By the second post Katrina trip to the Gulf Coast, I had given up any effort to make comments about what I was seeing. Instead, I simply began to offer images of our days there.

Having committed to daily blogging during All Souls recovery work in Mississippi and New Orleans, I quickly began to realize the impotence of words to convey what was before us and what we were experiencing.  I recall vividly our first drive along Highway 50 in Pass Christian and the silence that came over the van.  I remember as vividly the same silence that overtook the van as Julie George led us around the neighborhoods of New Orleans.

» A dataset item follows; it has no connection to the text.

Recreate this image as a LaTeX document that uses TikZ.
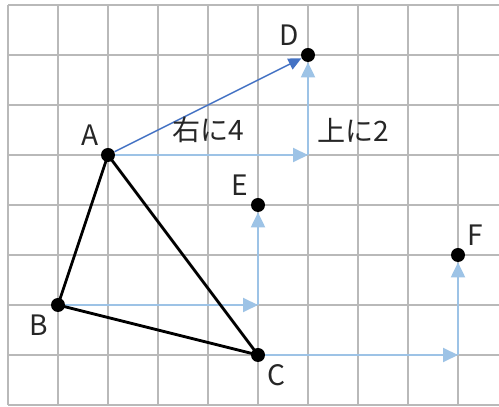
\documentclass[tikz,border=0pt]{standalone}
\usepackage{fontspec}
\setmainfont{Noto Sans CJK JP}
\usetikzlibrary{arrows.meta}
\definecolor{lightblue}{RGB}{157,195,230}
\definecolor{midblue}{RGB}{68,114,196}

\begin{document}
\begin{tikzpicture}[
    gridline/.style={gray!55, line width=0.9pt},
    pt/.style={circle, fill=black, inner sep=0pt, minimum size=0.28cm},
    lab/.style={font=\fontsize{16}{18}\selectfont, text=black!85},
    move/.style={-{Triangle[length=3mm, width=2.8mm]}, line width=1.1pt, lightblue},
    slant/.style={-{Triangle[length=2.6mm, width=2.4mm]}, line width=0.8pt, midblue},
    side/.style={line width=1.6pt, black}
  ]
  \useasboundingbox (-0.16,-0.04) rectangle (9.82,8.1);
  \fill[white] (-0.16,-0.04) rectangle (9.82,8.1);

  % Grid
  \draw[gridline] (0,0) grid (9.82,8);

  % Points
  \node[pt, label={[lab, label distance=-0.5mm]above left:A}] (A) at (2,5) {};
  \node[pt, label={[lab, label distance=-0.5mm]below left:B}] (B) at (1,2) {};
  \node[pt, label={[lab, label distance=-0.5mm]below right:C}] (C) at (5,1) {};
  \node[pt, label={[lab, label distance=-0.5mm]above left:D}] (D) at (6,7) {};
  \node[pt, label={[lab, label distance=-0.5mm]above left:E}] (E) at (5,4) {};
  \node[pt, label={[lab, label distance=-0.5mm]above right:F}] (F) at (9,3) {};

  % Corners of the moves
  \coordinate (A4) at (6,5);
  \coordinate (B4) at (5,2);
  \coordinate (C4) at (9,1);

  % Moves
  \draw[move] (A) -- (A4);
  \draw[move] (A4) -- (D);
  \draw[move] (B) -- (B4);
  \draw[move] (B4) -- (E);
  \draw[move] (C) -- (C4);
  \draw[move] (C4) -- (F);
  \draw[slant] (A) -- (D);

  % Triangle
  \draw[side] (A.center) -- (B.center) -- (C.center) -- cycle;

  \node[lab] (right4) at (4,5.5) {右に4};
  \node[lab] (up2) at (6.9,5.5) {上に2};
\end{tikzpicture}
\end{document}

One day our work took us to the Chalmette neighborhood of New Orleans and a home where a retired music teacher had lived in the attic of her flooded house for a week before being rescued.  The waters had claimed her piano and countless boxes of sheet music as well as years of collected LP's.  In the kitchen was a square hole recently cut in the sheet rock.  We asked our intern about it.  She told us that when she came to scout out the house, there on the kitchen wall was a letter to the woman's children.  Written after many days in the attic, it was a goodbye letter as she had no remaining food or water and had despaired of being saved.  Our intern felt that was too personal simply to be part of a gutting.  Where are the words for that?

Tonight we begin vigil.  We watch with Jesus as events unfold.  We watch as Jesus disappears from our sight, from our lives.  It is not a time for many words.  It is a time simply to watch and listen to the silence.  I think part of the tragedy of our time is our inability to be in silence, our inability to know and welcome its gifts.  Always rushing to find words that suggest we are competent in the moment, fully aware and in charge of ourselves and our environment, we devour the sacred food of silence, the sacred food of not knowing.  Only empty vessels can receive.

May we find the courage in these next days to dwell in the silence.  May we immerse ourselves in it, not to conquer it, but to be welcomed by it, received by it, spoken to by it.